И тут ее осенило: «Если я своему Петру нетрезвому на меня слова до конца не простила, так могу ли я простить Савелию Вальку и Петра?»
Поклонившись могилам, Александра Михайловна пошла домой.
* * *
Приняв решение, она уже ни в чем не сомневалась, ничего не вспоминала. Болезнь в ней крепла, силы все заметнее таяли, поэтому она старалась расходовать их экономно, чтобы выдержать дорогу автобусом до Минска и не упасть в те минуты, которые понадобятся для исполнения задуманного.
Закончилась третья бессонная ночь, но спать не хотелось. Есть не хотелось тоже, однако она заставила себя проглотить чашку кофе и бутерброд. Родным никакой записки решила не оставлять: узнают все и так после возвращения домой. Забирая паспорт, выложила из него партизанское удостоверение — пускай останется дома на память. А следователь ее биографию узнает и без этого дорогого ей документа.
Порывшись в памяти, Александра Михайловна повторила услышанный накануне адрес Савелия: Партизанский проспект, дом 147, квартира… Новая фамилия Савелия ее не удивила, потому что полицейского она, будучи Наташей, знала, как все его называли, по имени. Фамилию же подсудимого, которую зачитали на заседании военного трибунала, она не запомнила, пропустив мимо своего сознания, потому что главным тогда для нее был он, конкретный носитель зла. А фамилия… Не все ли равно, какую фамилию испоганил предатель? Что ей до того, как называли его при зачтении приговора? Но была ли та, вынесенная кара, для Савелия достаточно суровой?..
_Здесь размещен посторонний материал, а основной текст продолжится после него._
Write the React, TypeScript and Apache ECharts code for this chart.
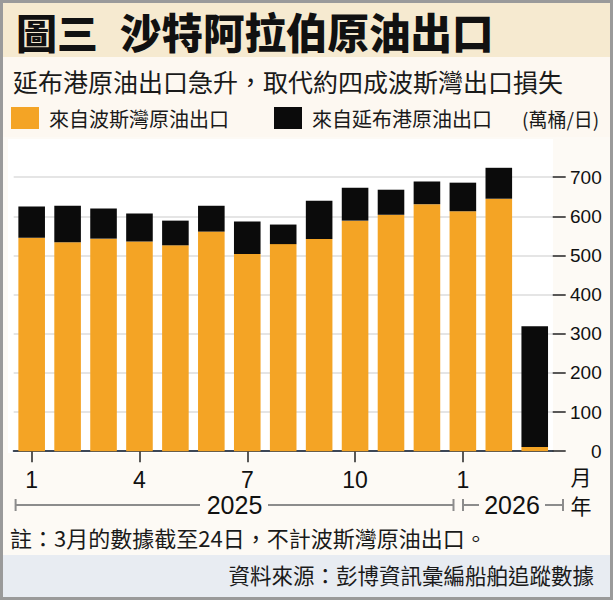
import React, { useEffect, useRef } from "react";
import * as echarts from "echarts";

// Monthly crude exports (10k barrels/day), Jan 2025 – Mar 2026
const months = ["1", "2", "3", "4", "5", "6", "7", "8", "9", "10", "11", "12", "1", "2", "3"];
const gulfExports = [545, 534, 543, 536, 526, 561, 504, 529, 542, 589, 604, 631, 613, 645, 11];
const yanbuExports = [80, 93, 77, 71, 63, 66, 83, 50, 98, 84, 64, 58, 73, 79, 308];
const yTicks = [0, 100, 200, 300, 400, 500, 600, 700];
const labeledMonthIdx = [0, 3, 6, 9, 12];
const years = ["2025", "2026"];

const titleLead = "圖三";
const titleMain = "沙特阿拉伯原油出口";
const subtitle = "延布港原油出口急升，取代約四成波斯灣出口損失";
const seriesNames = ["來自波斯灣原油出口", "來自延布港原油出口"];
const unitText = "(萬桶/日)";
const noteText = "註：3月的數據截至24日，不計波斯灣原油出口。";
const sourceText = "資料來源：彭博資訊彙編船舶追蹤數據";

const CJK = "'Noto Sans CJK TC', 'Noto Sans CJK SC', sans-serif";
const NUM = "'Liberation Sans Narrow', 'Arial Narrow', 'Liberation Sans', Arial, sans-serif";

const ORANGE = "#F4A425";
const BLACK = "#0b0b0b";
const BRACKET = "#8c8c8c";

export default function App() {
  const ref = useRef<HTMLDivElement>(null);

  useEffect(() => {
    if (!ref.current) return;
    const chart = echarts.init(ref.current, null, { renderer: "svg" });

    const showMonth = (i: number) => labeledMonthIdx.includes(i);

    const hLine = (x1: number, x2: number, y: number) => ({
      type: "line",
      shape: { x1, y1: y, x2, y2: y },
      style: { stroke: BRACKET, lineWidth: 2 },
    });
    const cap = (x: number, y: number) => ({
      type: "line",
      shape: { x1: x, y1: y - 6, x2: x, y2: y + 6 },
      style: { stroke: BRACKET, lineWidth: 2 },
    });

    const yearY = 505;

    chart.setOption({
      animation: false,
      backgroundColor: "#fdfaf5",
      grid: { left: 13.7, right: 60.3, top: 140, bottom: 148.8, containLabel: false },
      xAxis: {
        type: "category",
        data: months,
        axisLine: { show: true, lineStyle: { color: "#3d4756", width: 2 } },
        axisTick: {
          show: true,
          alignWithLabel: true,
          interval: (i: number) => showMonth(i),
          length: 11,
          lineStyle: { color: "#222", width: 1.5 },
        },
        axisLabel: {
          interval: (i: number) => showMonth(i),
          fontFamily: NUM,
          fontSize: 23,
          color: "#111",
          margin: 17,
        },
        splitLine: { show: false },
      },
      yAxis: {
        type: "value",
        position: "right",
        min: 0,
        max: 795,
        interval: 100,
        axisLine: { show: false },
        axisTick: {
          show: true,
          length: 13,
          customValues: yTicks,
          lineStyle: { color: "#222", width: 1.5 },
        },
        axisLabel: {
          customValues: yTicks,
          align: "right",
          margin: 49,
          fontFamily: NUM,
          fontSize: 19,
          color: "#111",
        },
        splitLine: { show: true, lineStyle: { color: "#dcdcdc", width: 1.5 } },
      },
      series: [
        {
          name: seriesNames[0],
          type: "bar",
          stack: "total",
          data: gulfExports,
          itemStyle: { color: ORANGE },
          barCategoryGap: "26%",
        },
        {
          name: seriesNames[1],
          type: "bar",
          stack: "total",
          data: yanbuExports,
          itemStyle: { color: BLACK },
          barCategoryGap: "26%",
        },
      ],
      graphic: [
        // header band, plot panel and source band backgrounds
        { type: "rect", shape: { x: 0, y: 0, width: 613, height: 57 }, style: { fill: "#f6ead0" }, z: -10 },
        { type: "rect", shape: { x: 0, y: 57, width: 613, height: 80 }, style: { fill: "#fdf8f1" }, z: -10 },
        { type: "rect", shape: { x: 8, y: 139, width: 545, height: 314 }, style: { fill: "#ffffff" }, z: -10 },
        { type: "rect", shape: { x: 0, y: 555, width: 613, height: 45 }, style: { fill: "#e8ecf2" }, z: -10 },
        // outer frame
        {
          type: "rect",
          shape: { x: 1.5, y: 1.5, width: 610, height: 597 },
          style: { fill: "none", stroke: "#9a9a9a", lineWidth: 3 },
          z: 50,
        },
        // title
        {
          type: "text",
          x: 16,
          y: 31,
          style: { text: titleLead, fontFamily: CJK, fontSize: 41, fontWeight: 900, fill: "#111", verticalAlign: "middle" },
        },
        {
          type: "text",
          x: 120,
          y: 31,
          style: { text: titleMain, fontFamily: CJK, fontSize: 41.5, fontWeight: 900, fill: "#111", verticalAlign: "middle" },
        },
        // subtitle
        {
          type: "text",
          x: 13,
          y: 81,
          style: { text: subtitle, fontFamily: CJK, fontSize: 25, fill: "#1a1a1a", verticalAlign: "middle" },
        },
        // legend
        { type: "rect", shape: { x: 11, y: 107, width: 28, height: 22 }, style: { fill: ORANGE } },
        {
          type: "text",
          x: 49,
          y: 118,
          style: { text: seriesNames[0], fontFamily: CJK, fontSize: 20, fill: "#1a1a1a", verticalAlign: "middle" },
        },
        { type: "rect", shape: { x: 274, y: 107, width: 28, height: 22 }, style: { fill: BLACK } },
        {
          type: "text",
          x: 312,
          y: 118,
          style: { text: seriesNames[1], fontFamily: CJK, fontSize: 20, fill: "#1a1a1a", verticalAlign: "middle" },
        },
        {
          type: "text",
          x: 522,
          y: 118,
          style: { text: unitText, fontFamily: CJK, fontSize: 19, fill: "#1a1a1a", verticalAlign: "middle" },
        },
        // axis unit marks
        {
          type: "text",
          x: 581,
          y: 476,
          style: { text: "月", fontFamily: CJK, fontSize: 21, fill: "#111", align: "center", verticalAlign: "middle" },
        },
        {
          type: "text",
          x: 581,
          y: 505,
          style: { text: "年", fontFamily: CJK, fontSize: 21, fill: "#111", align: "center", verticalAlign: "middle" },
        },
        // year brackets
        cap(15.6, yearY),
        hLine(15.6, 200, yearY),
        {
          type: "text",
          x: 234.5,
          y: yearY,
          style: { text: years[0], fontFamily: NUM, fontSize: 25, fill: "#111", align: "center", verticalAlign: "middle" },
        },
        hLine(268, 453.5, yearY),
        cap(453.5, yearY),
        cap(463, yearY),
        hLine(463, 479, yearY),
        {
          type: "text",
          x: 512,
          y: yearY,
          style: { text: years[1], fontFamily: NUM, fontSize: 25, fill: "#111", align: "center", verticalAlign: "middle" },
        },
        hLine(545, 563, yearY),
        cap(563, yearY),
        // note and source
        {
          type: "text",
          x: 10,
          y: 537,
          style: { text: noteText, fontFamily: CJK, fontSize: 22, fill: "#1a1a1a", verticalAlign: "middle" },
        },
        {
          type: "text",
          x: 594,
          y: 574,
          style: { text: sourceText, fontFamily: CJK, fontSize: 21.5, fill: "#1a1a1a", align: "right", verticalAlign: "middle" },
        },
      ],
    });

    return () => chart.dispose();
  }, []);

  return <div ref={ref} style={{ position: "fixed", left: 0, top: 0, width: 613, height: 600 }} />;
}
Уже одетая в лучший выходной костюм, Александра Михайловна открыла резную шкатулку: среди писем и пожелтевших от времени бумаг в ней лежал кавказский кинжал в узорчатых металлических ножнах. Взяв ножны в левую руку, Александра Михайловна положила ладонь правой руки на червленое серебро рукоятки и потянула ее на себя. На стальном лезвии зловеще блеснул утренний солнечный луч. Вдоль желобка для стока крови чуть заметно виднелась вязь грузинских слов и дата: 1760. Кому служил два века этот кинжал?
…В сорок втором, когда отборные гитлеровские войска рвались через перевалы Главного Кавказского хребта, старинный кинжал оказался у командира роты егерей горнострелковой дивизии «Эдельвейс». Два года спустя эта рота после боя под Оршей перестала существовать, а кинжал как трофей взял на память комбат Борисенко. Вернувшись домой, он перевел жене надпись на лезвии: «Очистись кровью врага».